The task. Report the count of lines that carry the string "chart", and add nothing.

Given data.

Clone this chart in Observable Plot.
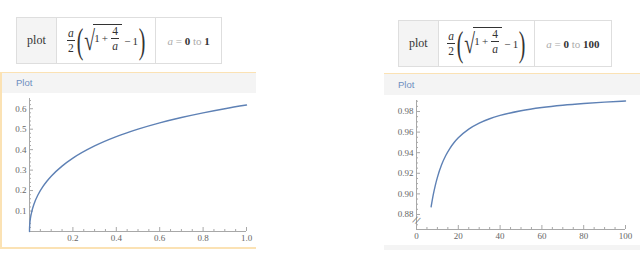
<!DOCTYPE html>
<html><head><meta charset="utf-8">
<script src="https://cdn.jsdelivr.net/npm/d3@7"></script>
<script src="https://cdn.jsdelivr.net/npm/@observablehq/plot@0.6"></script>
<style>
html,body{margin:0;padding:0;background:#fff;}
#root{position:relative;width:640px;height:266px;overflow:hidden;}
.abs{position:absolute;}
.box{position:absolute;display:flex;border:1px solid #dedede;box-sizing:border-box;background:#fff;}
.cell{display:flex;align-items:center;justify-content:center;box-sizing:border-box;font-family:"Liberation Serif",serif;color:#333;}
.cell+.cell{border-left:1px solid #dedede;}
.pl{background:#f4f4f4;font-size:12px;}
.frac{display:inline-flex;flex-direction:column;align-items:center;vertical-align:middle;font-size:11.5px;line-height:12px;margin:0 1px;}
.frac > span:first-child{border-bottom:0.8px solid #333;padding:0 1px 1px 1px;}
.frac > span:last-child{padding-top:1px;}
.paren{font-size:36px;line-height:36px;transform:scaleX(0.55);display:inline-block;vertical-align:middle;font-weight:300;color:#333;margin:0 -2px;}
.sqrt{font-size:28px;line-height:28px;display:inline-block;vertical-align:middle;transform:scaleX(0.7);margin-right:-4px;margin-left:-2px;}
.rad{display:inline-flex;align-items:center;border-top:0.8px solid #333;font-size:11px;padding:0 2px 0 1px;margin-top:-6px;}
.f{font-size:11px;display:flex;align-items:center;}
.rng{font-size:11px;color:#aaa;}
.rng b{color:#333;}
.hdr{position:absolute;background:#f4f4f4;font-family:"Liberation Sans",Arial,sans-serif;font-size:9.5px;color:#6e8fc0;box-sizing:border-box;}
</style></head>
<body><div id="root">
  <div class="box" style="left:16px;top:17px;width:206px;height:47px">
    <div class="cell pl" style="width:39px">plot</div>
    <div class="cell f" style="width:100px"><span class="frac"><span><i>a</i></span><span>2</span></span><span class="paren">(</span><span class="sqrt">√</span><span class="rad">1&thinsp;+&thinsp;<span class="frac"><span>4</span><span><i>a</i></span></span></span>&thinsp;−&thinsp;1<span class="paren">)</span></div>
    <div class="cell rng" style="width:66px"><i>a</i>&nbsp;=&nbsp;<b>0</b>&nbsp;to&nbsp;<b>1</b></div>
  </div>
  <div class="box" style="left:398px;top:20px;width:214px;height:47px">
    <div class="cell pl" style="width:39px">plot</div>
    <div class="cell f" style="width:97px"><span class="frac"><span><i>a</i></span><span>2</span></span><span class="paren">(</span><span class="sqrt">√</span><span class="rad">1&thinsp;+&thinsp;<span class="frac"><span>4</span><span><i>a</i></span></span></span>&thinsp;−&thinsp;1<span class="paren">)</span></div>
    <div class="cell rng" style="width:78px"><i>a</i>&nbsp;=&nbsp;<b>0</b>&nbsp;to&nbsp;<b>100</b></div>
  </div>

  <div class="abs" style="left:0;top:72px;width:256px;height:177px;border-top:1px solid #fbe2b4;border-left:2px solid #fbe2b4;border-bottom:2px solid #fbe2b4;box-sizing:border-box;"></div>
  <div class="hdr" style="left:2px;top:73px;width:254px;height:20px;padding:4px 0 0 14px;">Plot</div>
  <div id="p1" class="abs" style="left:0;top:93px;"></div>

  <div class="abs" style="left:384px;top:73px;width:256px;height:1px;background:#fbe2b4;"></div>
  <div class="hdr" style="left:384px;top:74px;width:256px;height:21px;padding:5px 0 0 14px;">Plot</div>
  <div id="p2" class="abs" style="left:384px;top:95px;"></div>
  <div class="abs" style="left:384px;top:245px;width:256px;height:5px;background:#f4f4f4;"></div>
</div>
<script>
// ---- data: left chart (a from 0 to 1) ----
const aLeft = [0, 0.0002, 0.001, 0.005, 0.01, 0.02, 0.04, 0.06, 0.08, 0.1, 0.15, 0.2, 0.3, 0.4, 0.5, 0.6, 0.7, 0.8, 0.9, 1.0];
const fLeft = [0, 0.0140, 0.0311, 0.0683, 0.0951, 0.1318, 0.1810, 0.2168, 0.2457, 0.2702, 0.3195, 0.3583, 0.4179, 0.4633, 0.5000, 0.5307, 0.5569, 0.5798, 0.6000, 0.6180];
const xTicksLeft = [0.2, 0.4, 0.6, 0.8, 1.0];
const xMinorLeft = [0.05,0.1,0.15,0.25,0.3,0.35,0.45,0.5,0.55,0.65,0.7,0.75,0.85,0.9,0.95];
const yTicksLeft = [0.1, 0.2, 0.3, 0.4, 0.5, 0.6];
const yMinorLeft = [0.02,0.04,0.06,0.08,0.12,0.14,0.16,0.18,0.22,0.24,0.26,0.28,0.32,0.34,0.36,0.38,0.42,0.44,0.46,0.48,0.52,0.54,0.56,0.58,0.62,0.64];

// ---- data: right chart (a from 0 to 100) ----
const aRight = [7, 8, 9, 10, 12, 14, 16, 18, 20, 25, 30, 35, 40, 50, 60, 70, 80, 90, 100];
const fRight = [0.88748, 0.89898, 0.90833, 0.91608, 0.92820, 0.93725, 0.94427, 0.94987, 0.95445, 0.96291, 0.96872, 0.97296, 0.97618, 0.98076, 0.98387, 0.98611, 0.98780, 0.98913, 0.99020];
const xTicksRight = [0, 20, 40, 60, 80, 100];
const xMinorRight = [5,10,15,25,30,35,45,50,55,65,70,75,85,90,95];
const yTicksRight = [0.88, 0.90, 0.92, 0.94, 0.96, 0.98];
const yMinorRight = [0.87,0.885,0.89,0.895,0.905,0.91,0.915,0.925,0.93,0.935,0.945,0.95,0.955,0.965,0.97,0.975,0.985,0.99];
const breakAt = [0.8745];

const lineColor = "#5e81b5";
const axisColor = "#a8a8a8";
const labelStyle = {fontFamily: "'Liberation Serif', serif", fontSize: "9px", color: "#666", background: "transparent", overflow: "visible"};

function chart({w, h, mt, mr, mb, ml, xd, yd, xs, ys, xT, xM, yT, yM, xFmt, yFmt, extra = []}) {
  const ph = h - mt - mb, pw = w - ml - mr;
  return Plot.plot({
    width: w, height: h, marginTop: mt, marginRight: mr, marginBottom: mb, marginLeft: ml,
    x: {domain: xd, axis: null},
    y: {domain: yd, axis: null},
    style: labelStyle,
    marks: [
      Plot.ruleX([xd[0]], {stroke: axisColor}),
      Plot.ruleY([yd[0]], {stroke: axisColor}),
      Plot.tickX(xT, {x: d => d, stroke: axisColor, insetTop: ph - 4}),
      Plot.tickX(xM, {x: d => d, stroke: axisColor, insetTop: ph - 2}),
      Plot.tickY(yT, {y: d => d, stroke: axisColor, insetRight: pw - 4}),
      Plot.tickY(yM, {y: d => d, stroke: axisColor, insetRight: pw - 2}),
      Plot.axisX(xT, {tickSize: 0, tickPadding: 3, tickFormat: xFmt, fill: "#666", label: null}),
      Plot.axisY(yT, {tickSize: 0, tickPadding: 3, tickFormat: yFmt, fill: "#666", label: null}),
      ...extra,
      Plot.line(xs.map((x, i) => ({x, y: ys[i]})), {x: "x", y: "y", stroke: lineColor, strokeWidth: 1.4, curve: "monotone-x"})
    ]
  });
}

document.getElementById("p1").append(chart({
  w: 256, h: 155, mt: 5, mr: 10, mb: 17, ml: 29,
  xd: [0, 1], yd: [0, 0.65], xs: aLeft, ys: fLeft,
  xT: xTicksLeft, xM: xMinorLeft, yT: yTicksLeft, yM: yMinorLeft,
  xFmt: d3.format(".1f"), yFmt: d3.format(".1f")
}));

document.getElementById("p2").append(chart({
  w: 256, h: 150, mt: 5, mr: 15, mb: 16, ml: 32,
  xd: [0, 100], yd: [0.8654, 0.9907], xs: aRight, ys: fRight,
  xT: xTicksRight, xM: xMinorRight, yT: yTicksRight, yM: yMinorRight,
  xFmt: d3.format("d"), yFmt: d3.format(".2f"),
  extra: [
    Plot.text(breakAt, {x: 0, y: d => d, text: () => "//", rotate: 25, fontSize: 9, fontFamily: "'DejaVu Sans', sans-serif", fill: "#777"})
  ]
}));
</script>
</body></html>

Answer to the task. 6